[Entries taken from a collection]
* Begin *
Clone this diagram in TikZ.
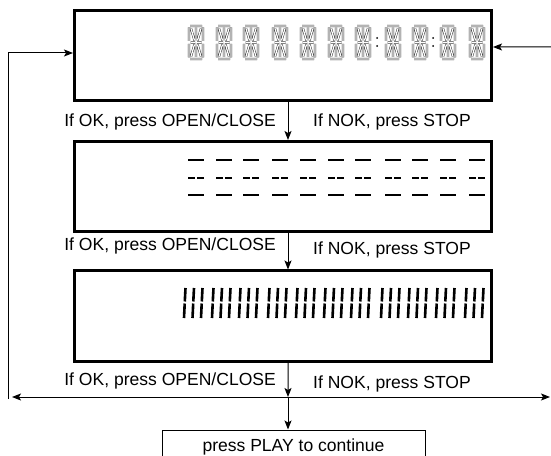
\documentclass[tikz,border=0pt]{standalone}
\usepackage{fontspec}
\setmainfont{Liberation Sans}
\usetikzlibrary{arrows.meta}

\tikzset{
  lcd/.style={draw, line width=3bp, minimum width=417bp, minimum height=90bp, inner sep=0pt},
  flow/.style={line width=1bp, -{Stealth[length=9bp, width=7bp, inset=2bp]}},
  hint/.style={inner sep=0pt, font=\fontsize{17.6}{20}\selectfont},
  seg/.style={draw=black!85, line width=0.45bp, double=white, double distance=1.3bp},
  lcdbar/.style={line width=2.6bp}
}

\begin{document}
\begin{tikzpicture}[x=1bp, y=-1bp]
    \useasboundingbox (0, 0) rectangle (551, 456);

    % the three displays and the last step
    \node[lcd] (disp1) at (283, 56) {};
    \node[lcd] (disp2) at (283, 186.5) {};
    \node[lcd] (disp3) at (283, 316) {};
    \node[draw, line width=1bp, minimum width=263bp, minimum height=34bp, hint] (play) at (293.5, 447) {press PLAY to continue};

    \coordinate (split) at (288, 397);
    \coordinate (lend) at (12, 397);
    \coordinate (rend) at (550, 397);
    \coordinate (loopfoot) at (8, 399);
    \coordinate (rin) at (553, 47);

    % connectors
    \draw[flow] ([xshift=5bp]disp1.south) -- ([xshift=5bp]disp2.north);
    \draw[flow] ([xshift=5bp]disp2.south) -- ([xshift=5bp]disp3.north);
    \draw[flow] ([xshift=5bp]disp3.south) -- (split);
    \draw[flow] (split) -- (split |- play.north);
    \draw[line width=1bp, {Stealth[length=9bp, width=7bp, inset=2bp]}-{Stealth[length=9bp, width=7bp, inset=2bp]}] (lend) -- (rend);
    \draw[flow] (loopfoot) |- ([yshift=3bp]disp1.west);
    \draw[flow] (rin) -- ([yshift=9bp]disp1.east);

    % labels
    \node[hint, anchor=base east] (ok1) at (276, 127) {If OK, press OPEN/CLOSE};
    \node[hint, anchor=base west] (nok1) at (313, 127) {If NOK, press STOP};
    \node[hint, anchor=base east] (ok2) at (276, 251) {If OK, press OPEN/CLOSE};
    \node[hint, anchor=base west] (nok2) at (313, 255) {If NOK, press STOP};
    \node[hint, anchor=base east] (ok3) at (276, 385) {If OK, press OPEN/CLOSE};
    \node[hint, anchor=base west] (nok3) at (313, 388) {If NOK, press STOP};

    % first display: 14 segment digits
    \foreach \x in {188, 216, 243, 272, 300, 328, 355, 385, 412, 440, 469} {
      \draw[seg] (\x+2, 26) -- (\x+14, 26) (\x+2, 59) -- (\x+14, 59)
        (\x+1, 27.5) -- (\x+1, 41) (\x+1, 44) -- (\x+1, 57.5)
        (\x+15, 27.5) -- (\x+15, 41) (\x+15, 44) -- (\x+15, 57.5)
        (\x+8, 28) -- (\x+8, 41) (\x+8, 44) -- (\x+8, 57)
        (\x+2.5, 42.5) -- (\x+7, 42.5) (\x+9, 42.5) -- (\x+13.5, 42.5)
        (\x+3, 28.5) -- (\x+6.5, 40.5) (\x+13, 28.5) -- (\x+9.5, 40.5)
        (\x+3, 56.5) -- (\x+6.5, 44.5) (\x+13, 56.5) -- (\x+9.5, 44.5);
    }
    \fill (377, 38) circle[radius=1bp];
    \fill (377, 46) circle[radius=1bp];
    \fill (433, 38) circle[radius=1bp];
    \fill (433, 46) circle[radius=1bp];

    % second display: dashes
    \foreach \x in {188, 216, 243, 272, 300, 328, 355, 385, 412, 440, 469} {
      \draw[lcdbar] (\x, 160) -- (\x+16, 160);
      \draw[lcdbar] (\x, 178) -- (\x+7, 178) (\x+9, 178) -- (\x+16, 178);
      \draw[lcdbar] (\x, 195) -- (\x+16, 195);
    }

    % third display: vertical bars
    \foreach \x in {184, 212, 239, 268, 296, 324, 351, 381, 408, 436, 465} {
      \foreach \d in {0, 8.5, 17} {
        \draw[lcdbar] (\x+\d, 318) -- (\x+\d+0.7, 303.5) (\x+\d+0.8, 301.5) -- (\x+\d+1.5, 288);
      }
    }
  \end{tikzpicture}
\end{document}
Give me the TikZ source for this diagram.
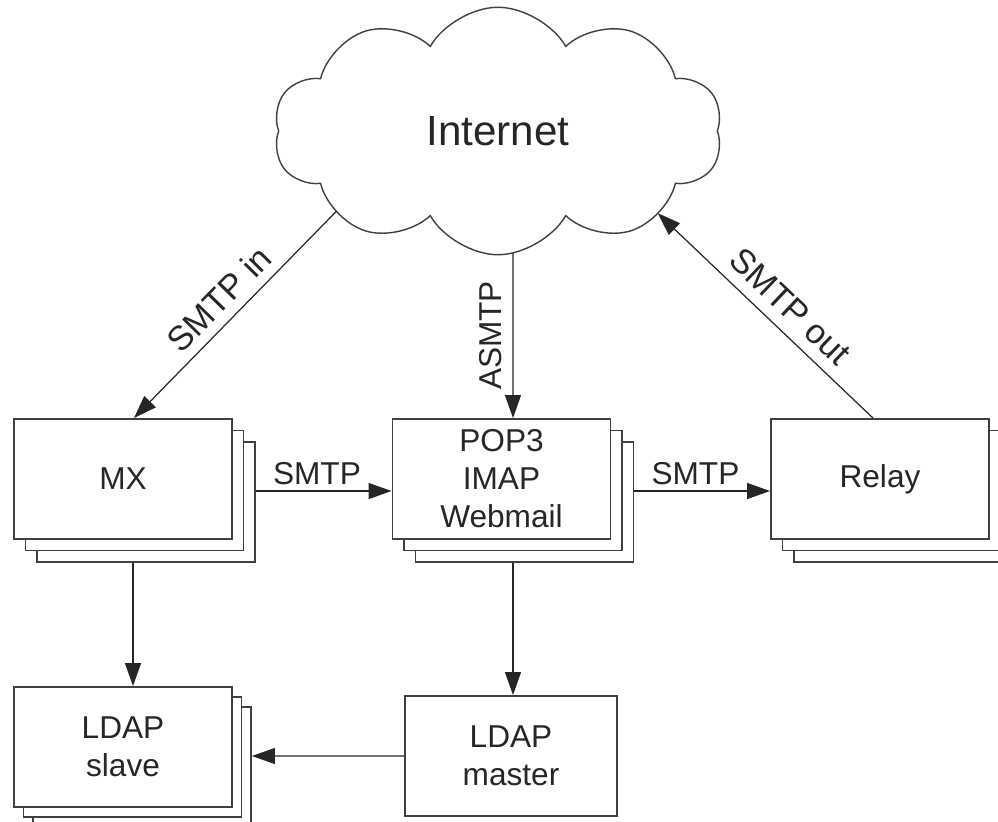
\documentclass[tikz,border=0pt]{standalone}
\usepackage{fontspec}
\setmainfont{Liberation Sans}
\usetikzlibrary{positioning,shapes.symbols,shadows,arrows.meta,calc,intersections}
\tikzset{box/.style={draw=black!75,line width=1.1pt,fill=white,minimum width=4.36cm,minimum height=2.4cm,align=center,text=black!85,font=\fontsize{18}{21.6}\selectfont},
         stack/.style={double copy shadow={shadow xshift=0.23cm,shadow yshift=-0.23cm}},
         link/.style={-{Triangle[length=0.46cm,width=0.32cm]},line width=0.7pt,draw=black!85},
         lbl/.style={font=\fontsize{18}{20}\selectfont,text=black!85},
         dlbl/.style={font=\fontsize{19.5}{22}\selectfont,text=black!85}
}

\begin{document}
\begin{tikzpicture}[x=0.02cm,y=-0.02cm]
  \useasboundingbox (0,0) rectangle (998,822);
  \node[cloud,name path=cloudp,draw=black!75,line width=0.8pt,cloud puffs=10,cloud puff arc=120,cloud ignores aspect,
        minimum width=8.98cm,minimum height=4.95cm,text=black!85,font=\fontsize{24}{28}\selectfont] (inet) at (498,131) {Internet};
  \node[box,stack] (mx) at (123,479) {MX};
  \node[box,stack] (pop) at (501.5,479) {POP3\\IMAP\\Webmail};
  \node[box,stack] (relay) at (880,479) {Relay};
  \node[box,double copy shadow={shadow xshift=0.19cm,shadow yshift=-0.2cm}] (slave) at (123,747) {LDAP\\slave};
  \node[box,minimum width=4.24cm] (master) at (511,756) {LDAP\\master};

  % ends on the stacks
  \coordinate (mx-top) at ([xshift=0.22cm]mx.north);
  \coordinate (pop-top) at ([xshift=0.23cm]pop.north);
  \coordinate (pop-bot) at ([xshift=0.23cm,yshift=-0.46cm]pop.south);
  \coordinate (relay-top) at ([xshift=-0.14cm]relay.north);

  % where the links meet the cloud
  \path[name path=inpath] (mx-top) -- ($(mx-top)!1.6!(323,225)$);
  \path[name path=aspath] (pop-top) -- ++(0,-300);
  \path[name path=outpath] (relay-top) -- ($(relay-top)!1.6!(667,222)$);
  \path[name intersections={of=inpath and cloudp,by=inet-in,sort by=inpath}];
  \path[name intersections={of=aspath and cloudp,by=inet-as,sort by=aspath}];
  \path[name intersections={of=outpath and cloudp,by=inet-out,sort by=outpath}];

  \draw[link] (inet-in) -- node[dlbl,midway,sloped,above=2pt] {SMTP in} (mx-top);
  \draw[link] (inet-as) -- node[lbl,midway,rotate=90,anchor=south,inner sep=6pt] {ASMTP} (pop-top);
  \draw[link] (relay-top) -- node[dlbl,pos=0.46,sloped,above=3pt] {SMTP out} (inet-out);
  \draw[link] ([xshift=0.46cm,yshift=-0.24cm]mx.east) -- node[lbl,pos=0.45,above] {SMTP} ([yshift=-0.24cm]pop.west);
  \draw[link] ([xshift=0.46cm,yshift=-0.24cm]pop.east) -- node[lbl,pos=0.45,above] {SMTP} ([yshift=-0.24cm]relay.west);
  \draw[link] ([xshift=0.2cm,yshift=-0.46cm]mx.south) -- ([xshift=0.2cm]slave.north);
  \draw[link] (pop-bot) -- (pop-top |- master.north);
  \draw[link] (master.west) -- ([xshift=0.38cm,yshift=-0.18cm]slave.east);
\end{tikzpicture}
\end{document}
* End *
▸ **What the task asks**
Repeat exactly the lines from the first line of the records above through the line containing "line width=1bp, minimum", leaving out the pictures.

▸ **Response**
Clone this diagram in TikZ.
\documentclass[tikz,border=0pt]{standalone}
\usepackage{fontspec}
\setmainfont{Liberation Sans}
\usetikzlibrary{arrows.meta}

\tikzset{
  lcd/.style={draw, line width=3bp, minimum width=417bp, minimum height=90bp, inner sep=0pt},
  flow/.style={line width=1bp, -{Stealth[length=9bp, width=7bp, inset=2bp]}},
  hint/.style={inner sep=0pt, font=\fontsize{17.6}{20}\selectfont},
  seg/.style={draw=black!85, line width=0.45bp, double=white, double distance=1.3bp},
  lcdbar/.style={line width=2.6bp}
}

\begin{document}
\begin{tikzpicture}[x=1bp, y=-1bp]
    \useasboundingbox (0, 0) rectangle (551, 456);

    % the three displays and the last step
    \node[lcd] (disp1) at (283, 56) {};
    \node[lcd] (disp2) at (283, 186.5) {};
    \node[lcd] (disp3) at (283, 316) {};
    \node[draw, line width=1bp, minimum width=263bp, minimum height=34bp, hint] (play) at (293.5, 447) {press PLAY to continue};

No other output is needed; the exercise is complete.